Senators Demand End to Regulatory Reach



The Department of Labor’s Occupational Safety and Health Administration must stop its unlawful regulation of family farms, more than 40 Republican and Democratic senators wrote in a recent letter to Labor Secretary Thomas Perez.  

For nearly four decades, Congress has included specific language in appropriations bills prohibiting OSHA from using appropriated funds to apply requirements under the Occupational Safety and Health Act of 1976 to farming operations with 10 or fewer employees.  However, an OSHA memo issued in 2011 stating that many activities—including drying and fumigating grain—are subject to all OSHA requirements effectively expanded the agency’s regulatory scope to nearly every farm in the country.      

“There are many farms that have grain dryers on-farm to address wet harvest conditions or fumigate grain to prevent pests from ruining a crop prior to marketing.  These are basic, common, and responsible farming activities that OSHA has arbitrarily decided are non-exempt,” the senators wrote.    

The agency has also taken to viewing a farm’s grain bin operation as separate from its farming operation, creating a false distinction that the agency thinks allows it to circumvent the congressional prohibition on regulating farms.    

The senators made it clear that this is not a matter of farmers wanting to take safety shortcuts, but an issue of a regulatory entity overstepping the very clear boundaries Congress established.      

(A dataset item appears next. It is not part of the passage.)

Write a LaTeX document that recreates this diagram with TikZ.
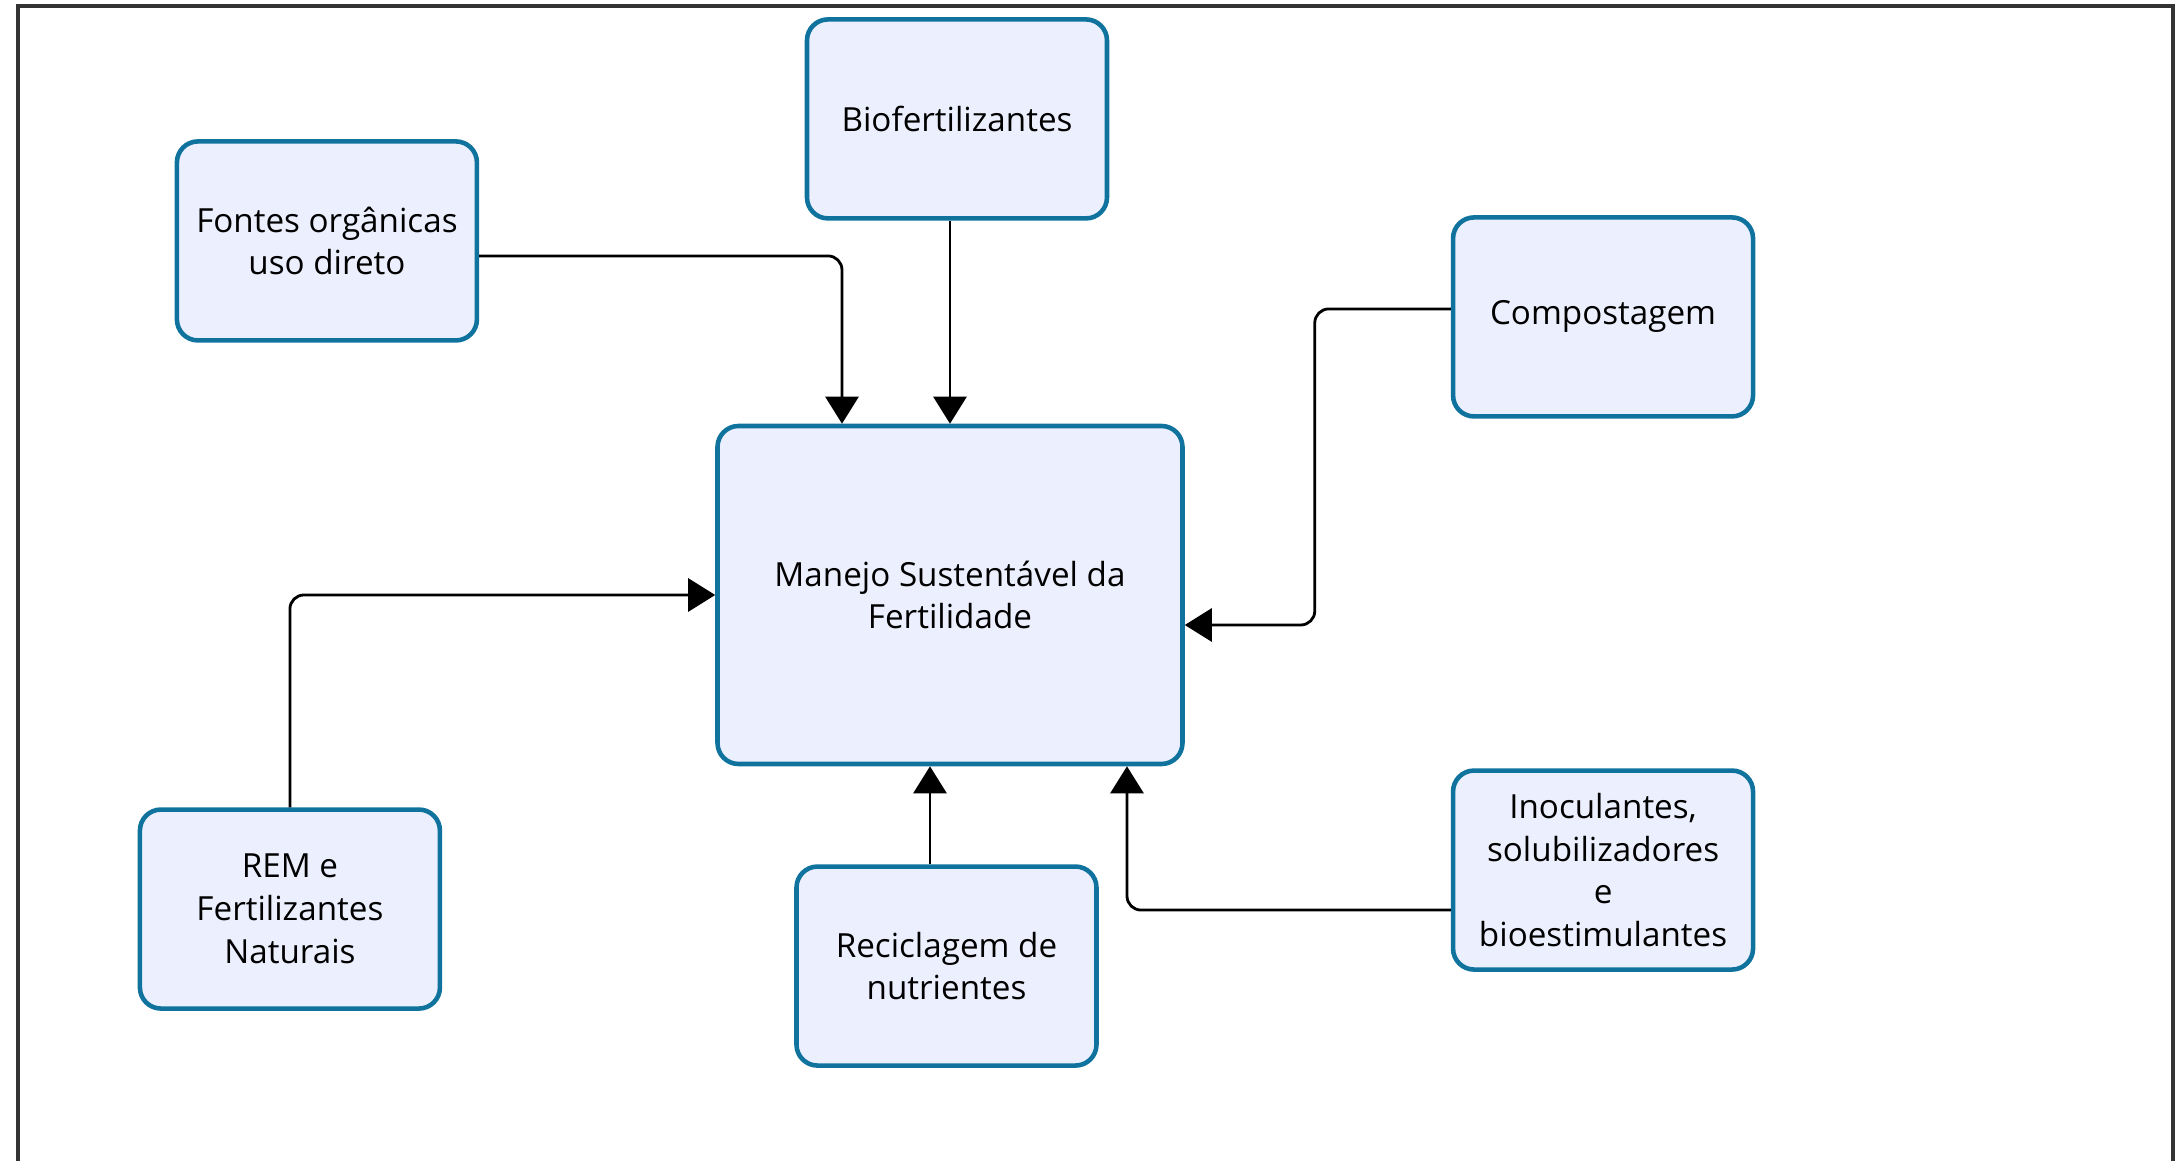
\documentclass[tikz,border=0pt]{standalone}
\usepackage{fontspec}
\setmainfont{Open Sans}
\usepackage{tikz}
\usetikzlibrary{arrows.meta,positioning,calc}
\definecolor{boxline}{HTML}{10739E}
\definecolor{boxfill}{HTML}{ECEFFD}
\tikzset{
  box/.style={draw=boxline, fill=boxfill, line width=1.3pt, rounded corners=0.21cm,
    minimum width=3.0cm, minimum height=1.99cm, align=center, inner sep=3pt,
    font=\fontsize{9.45}{12.2}\selectfont},
  hub/.style={box, minimum width=4.65cm, minimum height=3.38cm},
  arr/.style={-{Triangle[length=0.27cm,width=0.33cm]}, line width=0.8pt, rounded corners=0.14cm},
  frame/.style={line width=1pt, draw=black!80}
}
\begin{document}
\begin{tikzpicture}
\useasboundingbox (-9.50,-5.66) rectangle (12.32,5.95);
\draw[frame] (-9.32,-5.66) -- (-9.32,5.89) -- (12.23,5.89) -- (12.23,-5.66);

\node[hub] (main) at (0,0) {Manejo Sustentável da\\Fertilidade};
\node[box, above=2.03cm of main, xshift=0.07cm] (bio) {Biofertilizantes};
\node[box, above left=0.81cm and 2.36cm of main] (fontes) {Fontes orgânicas\\uso direto};
\node[box, above right=0.05cm and 2.66cm of main] (comp) {Compostagem};
\node[box, below left=0.41cm and 2.73cm of main] (rem) {REM e\\Fertilizantes\\Naturais};
\node[box, below=0.98cm of main, xshift=-0.035cm] (recic) {Reciclagem de\\nutrientes};
\node[box, below right=0.02cm and 2.66cm of main] (inoc) {Inoculantes,\\solubilizadores\\e\\bioestimulantes};

\draw[arr] ([yshift=-0.15cm]fontes.east) -| ([xshift=-1.08cm]main.north);
\draw[arr] (main.north |- bio.south) -- (main.north);
\draw[arr] ([yshift=0.08cm]comp.west) -- ++(-1.36,0) |- ([yshift=-0.30cm]main.east);
\draw[arr] (rem) |- (main);
\draw[arr] ([xshift=-0.2cm]main.south |- recic.north) -- ([xshift=-0.2cm]main.south);
\draw[arr] ([yshift=-0.40cm]inoc.west) -| ([xshift=1.77cm]main.south);
\end{tikzpicture}
\end{document}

“Worker safety is an important concern for all of us—including the many farmers who probably know better than OSHA regulators how to keep themselves and their employees safe on farms,” the letter said.  “If the administration believes that OSHA should be able to enforce its regulations on farms, it should make that case to Congress rather than twisting the law in the service of bureaucratic mission creep.”    

The senators asked OSHA to take three steps by Feb. 1 to address their concerns.      

First, OSHA should stop all actions based on its incorrect interpretation of the law and the exemption.  Second, the agency must issue a guidance correcting this misinterpretation.  The senators suggested OSHA consult with USDA and organizations representing farmers for help with the guidance.      

Third, the senators asked for a list and description of regulatory actions taken against farms with incorrectly categorized non-farming activities and 10 or fewer employees since the June 2011 memo.  “Given the nearly four decades of congressional prohibition of OSHA enforcement against farms, this should be a simple request to fulfill,” they wrote.